Nos últimos cinco anos, foram 57 casos, segundo ANJ; fórum reunirá especialistas para discutir a questão
Carolina Brígido
Apesar de a Constituição garantir o direito à livre expressão e ter abolido a censura, casos de restrições à imprensa têm ocorrido com o aval de setores do Judiciário. Levantamento da Associação Nacional de Jornais (ANJ) mostra que, em 2012, onze decisões judiciais determinaram censura à imprensa. Outros 14 casos foram registrados em 2011; 16, em 2010; dez, em 2009; e seis, em 2008.
Atento à questão, o ex-ministro e ex-presidente do Supremo Tribunal Federal (STF) Carlos Ayres Britto criou, em novembro do ano passado, o Fórum Nacional do Poder Judiciário e Liberdade de Imprensa no Conselho Nacional de Justiça (CNJ), órgão que também presidia na ocasião.

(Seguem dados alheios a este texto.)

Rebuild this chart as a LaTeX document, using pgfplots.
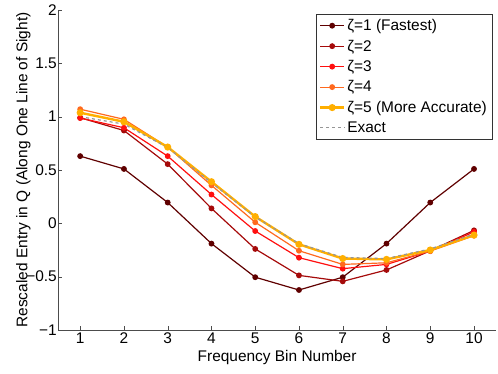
\documentclass[border=0pt]{standalone}
\usepackage{fontspec}
\setmainfont{Liberation Sans}
\usepackage{pgfplots}
\pgfplotsset{compat=1.18}
\usetikzlibrary{calc}
\definecolor{z1}{RGB}{95,0,0}
\definecolor{z2}{RGB}{165,10,10}
\definecolor{z3}{RGB}{255,15,15}
\definecolor{z4}{RGB}{255,105,30}
\definecolor{z5}{RGB}{255,175,0}
\definecolor{exact}{RGB}{150,150,150}
\newcommand{\fs}{\fontsize{15.5}{18}\selectfont}
\begin{document}
\begin{tikzpicture}
  \begin{axis}[
    scale only axis,
    width=437.6bp, height=320bp,
    xmin=0.5, xmax=10.5, ymin=-1, ymax=2,
    xtick={1,...,10},
    ytick={-1,-0.5,0,0.5,1,1.5,2},
    yticklabels={−1,−0.5,0,0.5,1,1.5,2},
    axis x line*=bottom, axis y line*=left,
    axis line style={-, black!70},
    tick align=inside,
    major tick length=4bp,
    tick style={black!70},
    /pgf/number format/assume math mode=true,
    font=\fs,
    tick label style={font=\fs},
    yticklabel style={xshift=2bp},
    xticklabel style={yshift=1bp},
    xlabel={Frequency Bin Number},
    ylabel={Rescaled Entry in Q (Along One Line of Sight)},
    xlabel style={at={(axis description cs:0.5,0)}, anchor=center, yshift=-28bp},
    ylabel style={at={(axis description cs:0,0.5)}, anchor=center, yshift=35bp},
    legend cell align=left,
    legend style={at={(rel axis cs:0.991,0.987)}, anchor=north east,
      font=\fs, draw=black!80, row sep=3.8bp, inner xsep=3bp, inner ysep=3bp},
    legend image code/.code={%
      \draw[mark repeat=2,mark phase=2,#1] plot coordinates {(0bp,0bp) (12bp,0bp) (24bp,0bp)};},
    every axis plot/.append style={mark=*, mark size=2.3bp, line width=1.2pt},
  ]
  \addplot[color=z1, mark options={fill=z1}] coordinates {
    (1,0.63) (2,0.51) (3,0.195) (4,-0.19) (5,-0.505) (6,-0.625) (7,-0.505) (8,-0.19) (9,0.195) (10,0.51)
  };
  \addplot[color=z2, mark options={fill=z2}] coordinates {
    (1,0.99) (2,0.87) (3,0.555) (4,0.14) (5,-0.24) (6,-0.488) (7,-0.544) (8,-0.437) (9,-0.257) (10,-0.066)
  };
  \addplot[color=z3, mark options={fill=z3}] coordinates {
    (1,0.987) (2,0.896) (3,0.63) (4,0.27) (5,-0.072) (6,-0.322) (7,-0.425) (8,-0.385) (9,-0.26) (10,-0.08)
  };
  \addplot[color=z4, mark options={fill=z4}] coordinates {
    (1,1.07) (2,0.975) (3,0.715) (4,0.356) (5,0.01) (6,-0.257) (7,-0.385) (8,-0.37) (9,-0.26) (10,-0.116)
  };
  \addplot[color=z5, mark options={fill=z5}, line width=2.4pt] coordinates {
    (1,1.037) (2,0.952) (3,0.715) (4,0.39) (5,0.063) (6,-0.197) (7,-0.33) (8,-0.338) (9,-0.25) (10,-0.11)
  };
  \addplot[color=exact, dashed, mark=none, line width=1.2pt] coordinates {
    (1,1.0) (2,0.93) (3,0.71) (4,0.38) (5,0.06) (6,-0.19) (7,-0.32) (8,-0.33) (9,-0.24) (10,-0.1)
  };
  \legend{ζ=1 (Fastest),ζ=2,ζ=3,ζ=4,ζ=5 (More Accurate),Exact}
  \end{axis}
  \pgfresetboundingbox
  \useasboundingbox ($(current axis.south west)+(-58.3bp,-44bp)$) rectangle ($(current axis.north east)+(2.1bp,10bp)$);
\end{tikzpicture}
\end{document}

Apesar de não ter poderes para impedir a censura judicial, o grupo vai monitorar casos e discutir o assunto. Ainda não há data prevista para o início das atividades do fórum. Mas sabe-se que a ANJ terá assento. O diretor-executivo da ANJ, Ricardo Pedreira, considera absurdo um juiz determinar censura prévia à imprensa:
- A censura judicial acontece em flagrante desrespeito à Constituição. Infelizmente, é um fato que vem ocorrendo com uma frequência preocupante, em geral, por parte de juízes de primeira instância, indo contra a própria decisão do STF (que revogou a Lei de Imprensa em 2009). Naquele caso, ficou muito claro que não cabe absolutamente, da parte de quem quer que seja, censura prévia. A gente espera que os juízes de instâncias inferiores passem a entender a importância da decisão do Supremo. É um absurdo que isso aconteça porque a Constituição é muito clara - protesta Pedreira.
Para ele, iniciativas como o fórum contribuem para mudar a mentalidade dos juízes. Pedreira ressalta que o evento não terá o poder de mudar as decisões judiciais, mas que a discussão do tema pode esclarecer a magistratura:
- Qualquer iniciativa que vise divulgar os princípios da liberdade de imprensa e da liberdade de expressão, nos termos da nossa Constituição, é muito bem-vinda. Não basta uma decisão do Supremo para as coisas acontecerem de forma efetiva. Um debate desse tema no Judiciário é bastante positivo. A gente não imagina que o CNJ vá determinar as sentenças dos juízes porque não há esse poder: os juízes têm sua autonomia. O que a gente espera é um debate de alto nível, em que se possa deixar clara essa questão dentro do Judiciário - afirma.
Para Ayres Britto, problema tende a diminuir
Ayres Britto acredita que esse tipo de decisão judicial se tornará raro com o tempo:
- Isso tende a diminuir consideravelmente, na medida em que a decisão do Supremo e a própria compreensão do texto constitucional se tornem mais conhecidas. Isso é um problema cultural. A liberdade de imprensa ainda incomoda e há setores do Poder Judiciário, felizmente minoritários, refratários à plenitude com que a Constituição aquinhoou a liberdade de imprensa para o mais desembaraçado trânsito das informações, das ideias e das expressões artística, científica, intelectual e comunicacional - explica.
O ex-presidente do STF também frisa que o fórum não poderá reprimir juízes:
- O fórum não é de monitoramento das decisões judiciais porque nenhum juiz pode ser patrulhado. É um fórum de acompanhamento de decisões para ver até que ponto elas são compatíveis com o espírito da decisão do STF. A intenção é fazer congressos, seminários e estimular a discussão do tema nas escolas de magistrados.
Ayres Britto aprovou a criação do fórum em 13 de novembro, na última semana antes de se aposentar como ministro do STF. Ele presidia a Corte e o CNJ. O fórum vai organizar um banco de dados que permitirá identificar casos em que jornalistas são punidos pela Justiça. Será presidido por um conselheiro do CNJ e integrado por dois conselheiros e um juiz auxiliar do CNJ, um representante da Ordem dos Advogados do Brasil (OAB), um representante da ANJ, um da Associação Brasileira das Emissoras de Rádio e Televisão (Abert), um da Associação Brasileira de Imprensa (ABI) e dois magistrados, sendo um estadual e um federal.